True to their word, that come 2013 they would be seeking a fare increase, various associations put their respective proposals before government in earnest earlier this year. The government then put together a commission headed by former House Speaker Matthew Roberts to review the proposals and to engage the public on the matter at town hall meetings. The process was to be completed by April and the Ministry of Transport is now in the process of making submissions to Cabinet. On Friday the STAR spoke with Lenita Joseph, Chief transport officer in the ministry who shed enlightenment on the whole process.

“The Cabinet set up a committee of persons who were engaged in the business of accepting proposals from the bus operators,”she said. “The bus route operators submitted proposals and the committee then sat down to review them.”

She added: “There were a number of methodologies employed, one of which was to actually go out on site to review the working conditions of the bus operators.We had consultations with the operators themselves, to justify some of the fares they were proposing.
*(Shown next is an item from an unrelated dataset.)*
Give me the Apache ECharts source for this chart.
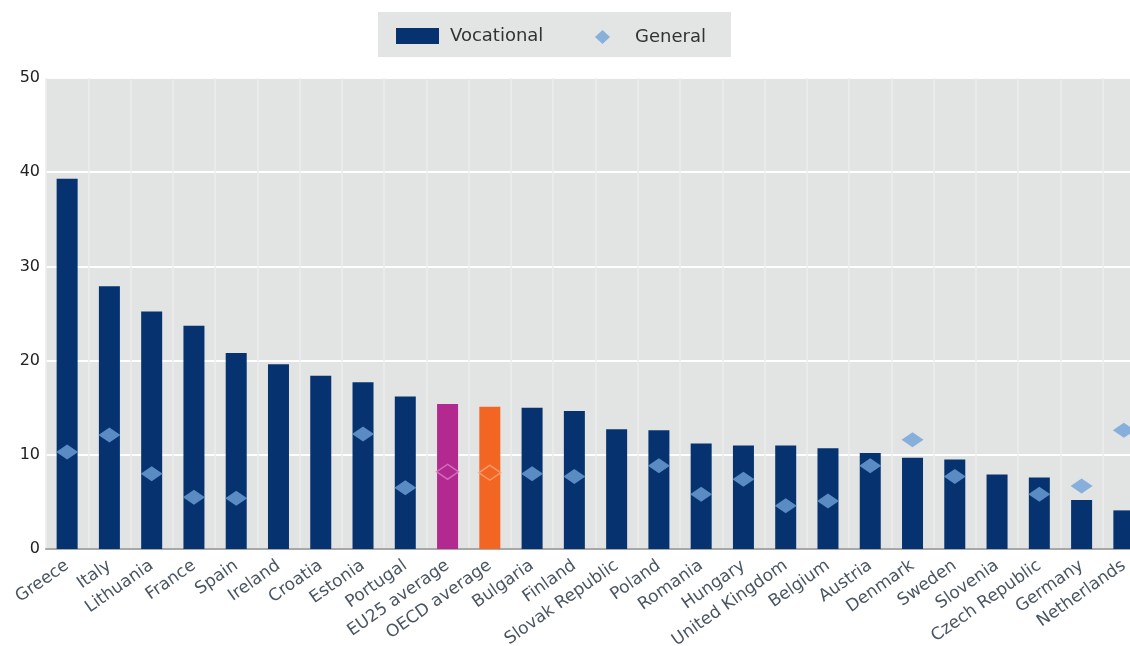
<!DOCTYPE html>
<html>
<head>
<meta charset="utf-8">
<script src="https://cdn.jsdelivr.net/npm/echarts@6/dist/echarts.min.js"></script>
<style>html,body{margin:0;padding:0;background:#fff;}#chart{width:1130px;height:646px;}</style>
</head>
<body>
<div id="chart"></div>
<script>
const categories = ["Greece","Italy","Lithuania","France","Spain","Ireland","Croatia","Estonia","Portugal","EU25 average","OECD average","Bulgaria","Finland","Slovak Republic","Poland","Romania","Hungary","United Kingdom","Belgium","Austria","Denmark","Sweden","Slovenia","Czech Republic","Germany","Netherlands"];
const vocational = [39.3,27.9,25.2,23.7,20.8,19.6,18.4,17.7,16.2,15.4,15.1,15.0,14.65,12.7,12.6,11.2,11.0,11.0,10.7,10.2,9.7,9.5,7.9,7.6,5.2,4.1];
const general = [10.3,12.1,8.0,5.5,5.4,null,null,12.2,6.5,8.2,8.1,8.0,7.7,null,8.85,5.8,7.4,4.6,5.1,8.85,11.6,7.7,null,5.8,6.7,12.6];
const yTicks = [0,10,20,30,40,50];

const barColor = '#063370';
const specialBar = {"EU25 average":'#b22a8f',"OECD average":'#f26522'};
const specialDiamond = {"EU25 average":'#dc7cc4',"OECD average":'#f9a878'};

const barData = vocational.map((v,i)=>{
  const c = specialBar[categories[i]];
  return c ? {value:v,itemStyle:{color:c}} : v;
});
const genData = general.map((v,i)=>{
  if (v === null) return '-';
  const c = specialDiamond[categories[i]];
  return c ? {value:v,itemStyle:{color:'rgba(0,0,0,0)',borderColor:c,borderWidth:1.5}} : v;
});

const FONT = '"DejaVu Sans", sans-serif';
const chart = echarts.init(document.getElementById('chart'));
chart.setOption({
  animation:false,
  textStyle:{fontFamily:FONT},
  graphic:[{type:'rect',shape:{x:378,y:12,width:353,height:45},style:{fill:'#e3e4e4'},z:-1}],
  legend:[
    {data:[{name:'Vocational',icon:'rect'}],left:396,top:27,itemWidth:43,itemHeight:16,padding:0,
     textStyle:{fontFamily:FONT,fontSize:18,color:'#333',padding:[0,0,0,6]}},
    {data:[{name:'General',icon:'diamond'}],left:595,top:28,itemWidth:15,itemHeight:14,padding:0,
     textStyle:{fontFamily:FONT,fontSize:18,color:'#333',padding:[0,0,0,20]}}
  ],
  grid:{left:46,top:78,height:471,width:1099,show:true,backgroundColor:'#e2e3e3',borderWidth:0,containLabel:false,outerBoundsMode:'none'},
  xAxis:{
    type:'category',data:categories,boundaryGap:true,
    axisLine:{show:true,lineStyle:{color:'#a8a8a8',width:2}},
    axisTick:{show:false},
    splitLine:{show:true,lineStyle:{color:'#ececec',width:1.5}},
    axisLabel:{rotate:35,fontFamily:FONT,fontSize:17,color:'#4a5562',margin:15,interval:0}
  },
  yAxis:{
    type:'value',min:yTicks[0],max:yTicks[yTicks.length-1],interval:10,
    axisLine:{show:false},axisTick:{show:false},
    splitLine:{show:true,lineStyle:{color:'#ffffff',width:2}},
    axisLabel:{fontFamily:FONT,fontSize:16,color:'#222',margin:6}
  },
  series:[
    {name:'Vocational',type:'bar',data:barData,barWidth:21,itemStyle:{color:barColor},z:2},
    {name:'General',type:'scatter',data:genData,symbol:'diamond',symbolSize:[22,15],itemStyle:{color:'#6fa3d8'},z:3}
  ]
});
</script>
</body>
</html>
We also had financial analyses done. Some of the factors taken into consideration included cost of tires, brakes, insurance and the cost of fuel.

With all of the facts in hand the chief transport officer says the next step will be to input all the figures and data to determine whether the request from bus operators is justifiable.

“In addition, we are ensuring there is not a significant jump in bus fares,” Joseph promised. “The bus drivers may believe they are entitled to a dollar increase, but it may not necessarily be the most appropriate thing at this time. So we have to make sure we maintain a balance and that there is some equity in how those fares are increased.”